Ongki mengatakan nasabah BTPN banyak dimanjakan dengan layanan yang ada di Jenius. Salah satunya pengguna dapat mengaktifkan saldo mata uang asing seperti dolar Amerika Serikat, dolar Singapura, yen Jepang maupun poundsterling.
"Fitur pilihan saldo mata uang asing sendiri telah hadir di aplikasi Jenius sejak 2019 lalu. Setelah mengaktifkan fitur ini, pengguna Jenius bisa transaksi jual dan beli mata uang asing dengan rupiah dan sebaliknya melalui aplikasi," tuturnya.
Laba Tembus Rp2,6 triliun
Ongki mengatakan, pertumbuhan penyaluran kredit sepanjang 2019 salah satunya ditopang oleh pembiayaan korporasi sebesar Rp75,7 triliun, yang tercatat tumbuh 15 persen.
Menurut Ongki, penyaluran pembiayaan dilakukan melalui sejumlah sindikasi untuk proyek ketahanan energi, ketahanan pangan, serta infrastruktur. Selain kredit sindikasi, Bank BTPN juga memberikan pinjaman secara bilateral ke perusahaan swasta nasional, Badan Usaha Milik Negara (BUMN), industri otomotif, hingga perusahaan yang bergerak di bidang ekspor impor.
"Melalui pembiayaan ke segmen korporasi dan industri pendukungnya, kami bersama pemegang saham pengendali (SMBC) berkomitmen mendukung program nasional dalam mewujudkan pemerataan kesejahteraan serta pertumbuhan ekonomi yang berkelanjutan," jelasnya.
Tak hanya pembiayaan korporasi, Ongki menjelaskan, penyaluran kredit juga ditopang oleh segmen kredit usaha kecil dan menengah serta kelompok prasejahtera produktif melalui anak usaha, BTPN Syariah.
"Di tengah situasi perekonomian global yang menantang, Bank BTPN senantiasa menjaga penyaluran kredit tetap sehat dan mengedepankan prinsip kehati-hatian.

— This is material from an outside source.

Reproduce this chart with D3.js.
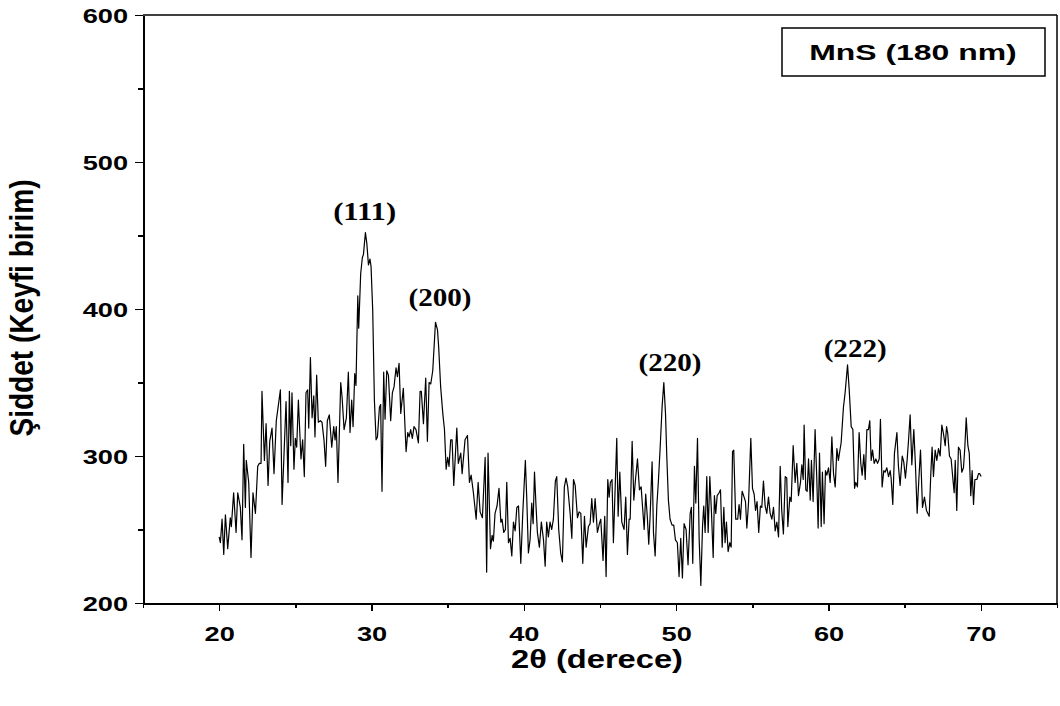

Hal ini tercermin pada rasio kredit bermasalah (non-performing loan/NPL) sebesar 0,8 persen (gross)," tuturnya.
Ongki menjelaskan, untuk menyeimbangkan laju pertumbuhan kredit, Bank BTPN menghimpun pendanaan senilai Rp145,8 triliun di 2019, meningkat 81 persen dari 2018. Jumlah tersebut terdiri dari dana pihak ketiga (DPK) senilai Rp86,9 triliun, pinjaman pihak lain Rp52,9 triliun, serta pinjaman subordinasi Rp6 triliun.
Dari total DPK, kata Ongki, Bank BTPN berhasil meningkatkan porsi current account savings account (CASA) menjadi 28 persen pada 2019, lebih tinggi dibandingkan porsi pada 2018 yang sebesar 13 persen.
Di sisi lain, terkait dengan kecukupan likuiditas, Bank BTPN memiliki liquidity coverage ratio (LCR) sebesar 219 persen dan net stable funding ratio (NSFR) sebesar 113 persen, jauh di atas ketentuan minimum regulator 100 persen. Sebagai informasi LCR merupakan instrumen untuk menghitung rasio likuiditas jangka pendek, sedangkan NSFR untuk menghitung rasio likuiditas jangka panjang.
Sampai akhir Desember 2019, aset Bank BTPN tercatat sebesar Rp181,6 triliun atau tumbuh 79 persen secara tahunan. Adapun laba bersih setelah pajak (net profit after tax/NPAT) mencapai Rp2,6 triliun, meningkat 40 persen. Dengan rasio kecukupan modal (capital adequacy ratio/CAR) sebesar 24,2 persen.
"Dengan dinamika perekonomian yang ada, hasil ini patut kami syukuri. Ini dapat memotivasi dan menjadi modal kami untuk melayani lebih banyak jutaan rakyat Indonesia," ucapnya.